Joseph Schofer says opportunities to experiment with transportation are all around us

Flash floods, heavy snowfalls, storm surges—extreme weather has the instant ability to test our transportation systems. It can highlight infrastructure weaknesses and probe our response mechanisms. According to Joseph Schofer, a professor of civil engineering in McCormick, some of the best transportation research comes from nature’s unplanned events.

“Learning opportunities are all around us,” he said. “But we let too many opportunities go by.”

In their recent article, “We Can Learn from That!,” Schofer and McCormick PhD student Raymond Chan urge academics, professionals, and government leaders to work together to create an experimental culture in transportation. By studying planned and unplanned changes in transportation, governments can learn what works and what does not and apply the findings to future events.

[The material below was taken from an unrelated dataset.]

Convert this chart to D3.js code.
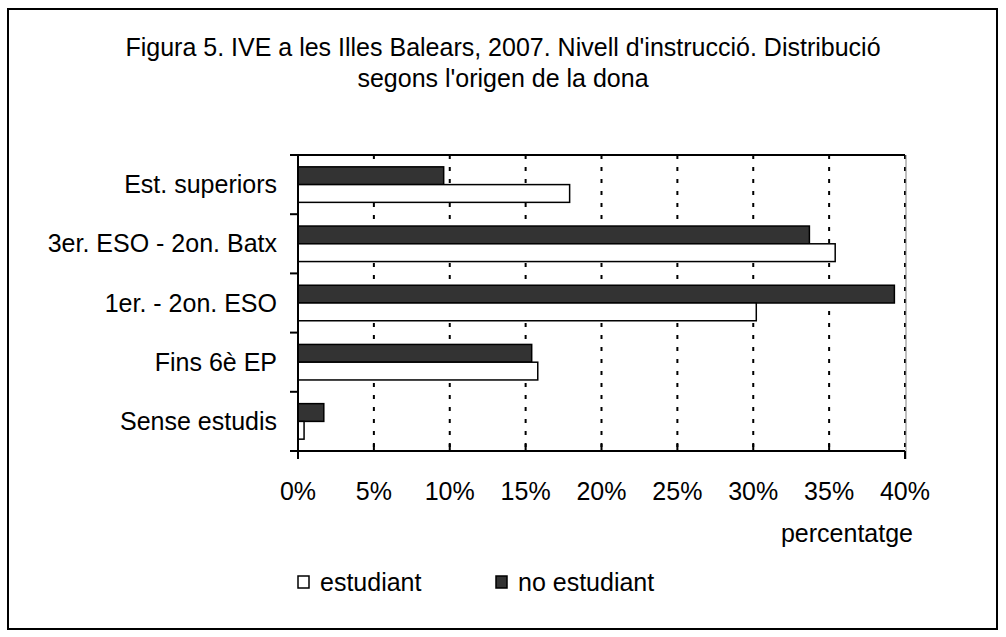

Joseph SchoferThe article was published in the spring 2014 issue of ACCESS, the magazine of the University of California Transportation Center.

Schofer and Chan note a resistance to study events as experiments as they might present new information that conflicts with an already established political position or public commitment to an idea.

“Politicians tend to self congratulate,” Schofer said. “They want to sweep failures under the rug; they don’t want to highlight mistakes. But if we could be honest about mistakes, then we can learn from them and ultimately improve transportation for everybody.”

Looking to and learning from history can greatly improve future responses. For example, when Superstorm Sandy devastated the New England coastline in October 2012, it claimed 286 lives and caused $68 billion in damage. As bad as it was, some assessments indicate that it could have been much worse. By learning from mistakes made during Hurricane Katrina, the New York Metropolitan Transportation Authority chose to shut down mass transit services in the face of the storm. It saved countless lives and dollars.

“New York made better choices by looking at how other transportation systems handled similar events,” Chan said. “We can look to other systems and pull together a collective experience to learn from.”

Schofer said other events, such as responses to gas tax increases, policy implementations, road closures, and construction disruptions, are fertile ground for transportation analysis. Failures and successes should both be viewed as opportunities for learning. 

In the article, Schofer and Chan call for cities to share archived transportation data to assess long-term outcomes and answer questions that may arise in the future. Data sharing allows researchers to analyze experiments and test findings.

“We do a poor job of taking advantage of learning opportunities,” Schofer said. “But what we learn from thoughtful analysis of experience can help us make better decisions in the future.”